Monday, November 14, 2011

A Night at the Farm.....


One evening last week I went to the Visalia Friends Meetinghouse for a planning meeting about Quaker Oaks Farm.

The farm and the Meetinghouse are inseparable in my mind, and their history together is a point of light on Tulare County’s sometimes dark map. In the mid-1970’s, the 25-acre farm was purchased by Bill and Beth Lovett, one of the three or four couples who founded the Visalia Friends Meeting. The Lovett family developed Quaker Oaks Christmas Tree Farm there, where families from all over Tulare County have come for 20 years to cut their own tree, drink cider, and see Quakers living on the land just a little lighter and more appreciatively than most of us.

In the mid-1980’s, the Meetinghouse was built on a 2-acre parcel carved from the farm’s southwest corner, which sits at the end of the frontage road running east from Farmersville on the north side of Highway 198. The Meetinghouse was designed and built with the same loving care as the farm and is surrounded by it, lending the same beauty and peace.
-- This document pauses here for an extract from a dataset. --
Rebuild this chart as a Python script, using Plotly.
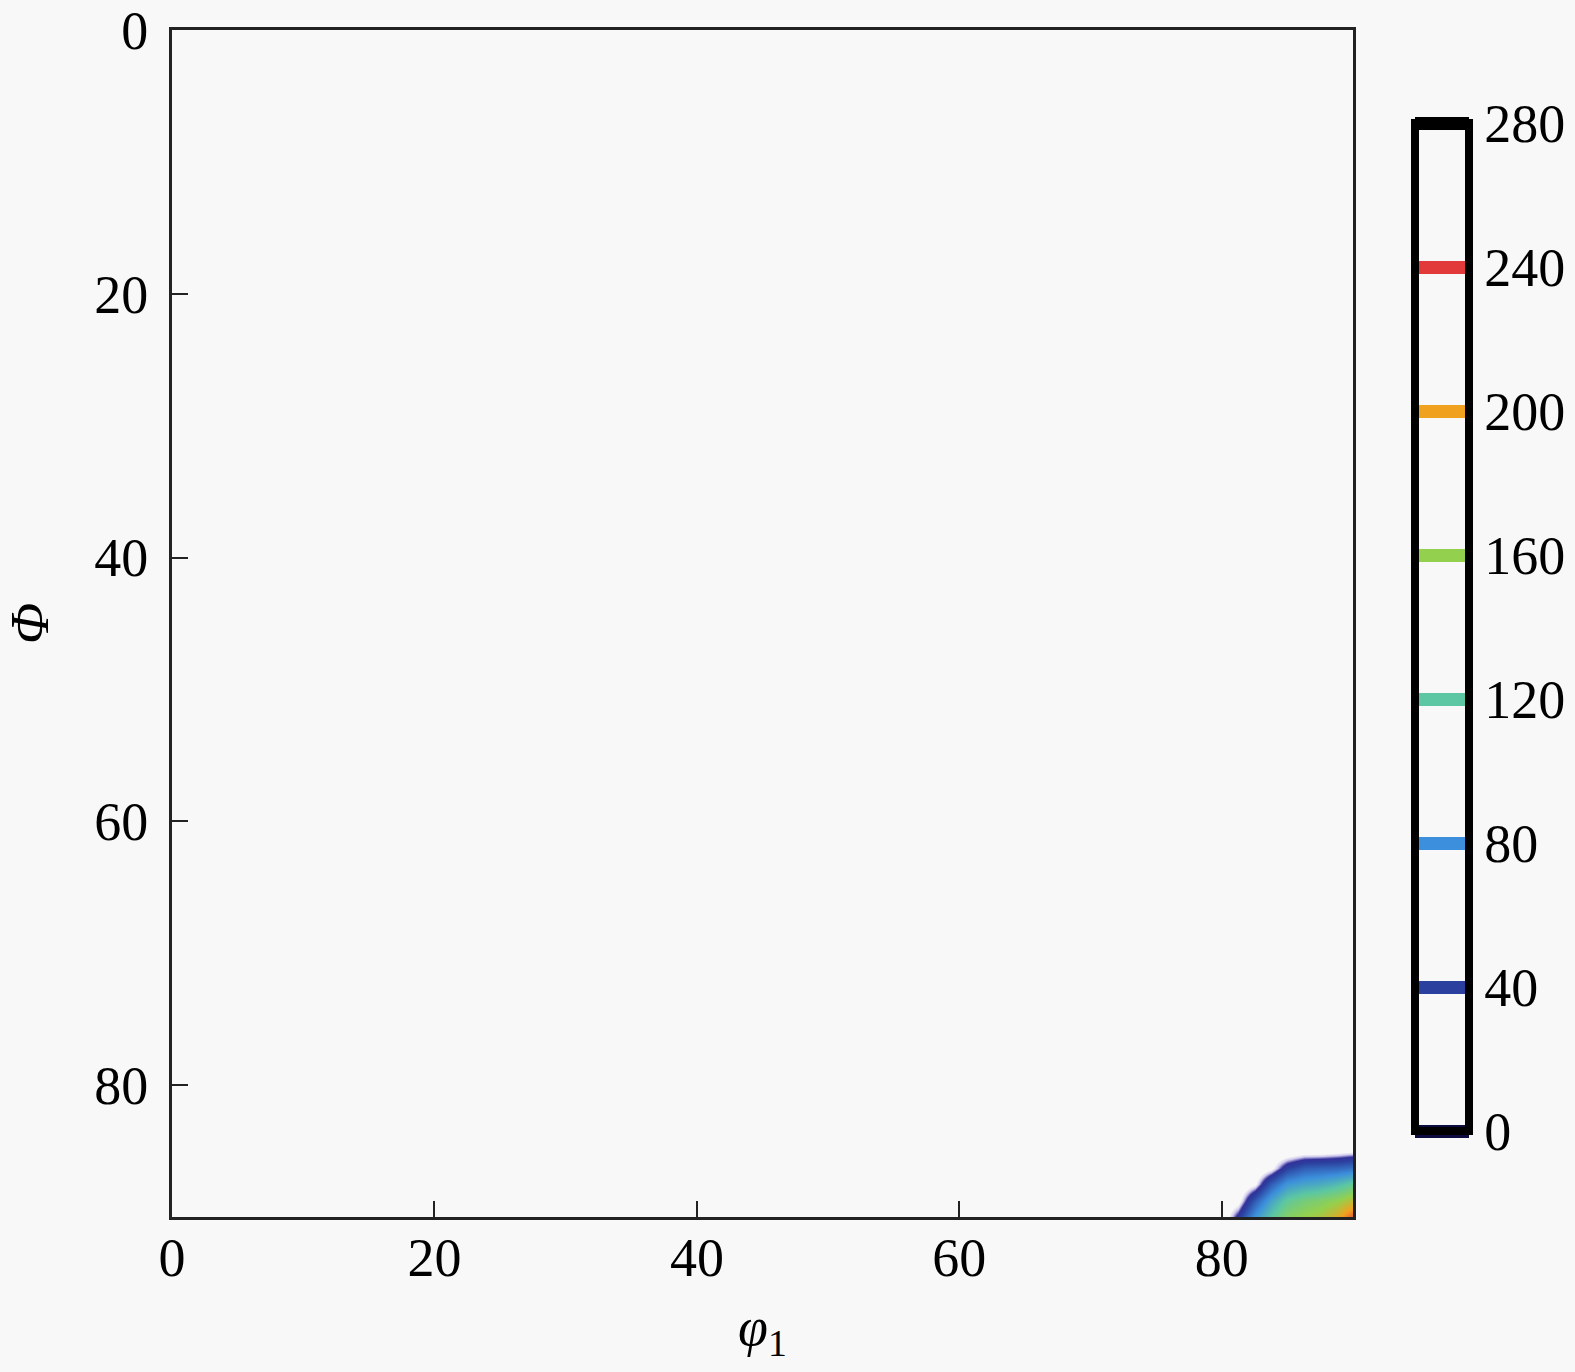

The Meetinghouse has been used by non-Quakers for weddings and funerals, day-long business meetings and staff retreats, a get-away only 15 minutes from downtown Visalia. Those who visit the site are usually stunned speechless, then become part of the place in some tiny space in their hearts.

I’m still stunned even though I’ve been going there since 2005. Mostly I go in the daytime, where its beauty is visible no matter the weather, from winter’s dense fogs to summer’s thickest days. But that night I saw another kind of beauty: the intimacy of the dark.

There’s something about night on a farm. Partly it’s perceiving the animals’ preparations for it as darkness deepens. It’s sensing things go quiet and watching things disappear into the dark. It’s discovering the path through your feet rather than your eyes.

And it’s a wonderful loss of identity, or self-centeredness, a melting of boundaries as the reality of your common animalness sinks in. I never realize how much of my self I’ve lost to lights until the lights are out and I’m returned to a sense of wholeness by the dark.

And after the meeting, I found myself not wanting to leave, wishing I could just stay the night and wake up there with the land and the birds and the gray fox we call "George" in honor of George Fox, the founder of the Religious Society of Friends. Most of the plans for the farm involve bringing groups of people in for various educational purposes. No one can argue the benefit of that - except perhaps the land and the birds and George.

Maybe a night at the farm could be part of its future, now that its Christmas Tree days are over. I’ll add it to the discussion. For now, anyway, we’ll keep the lights off for you.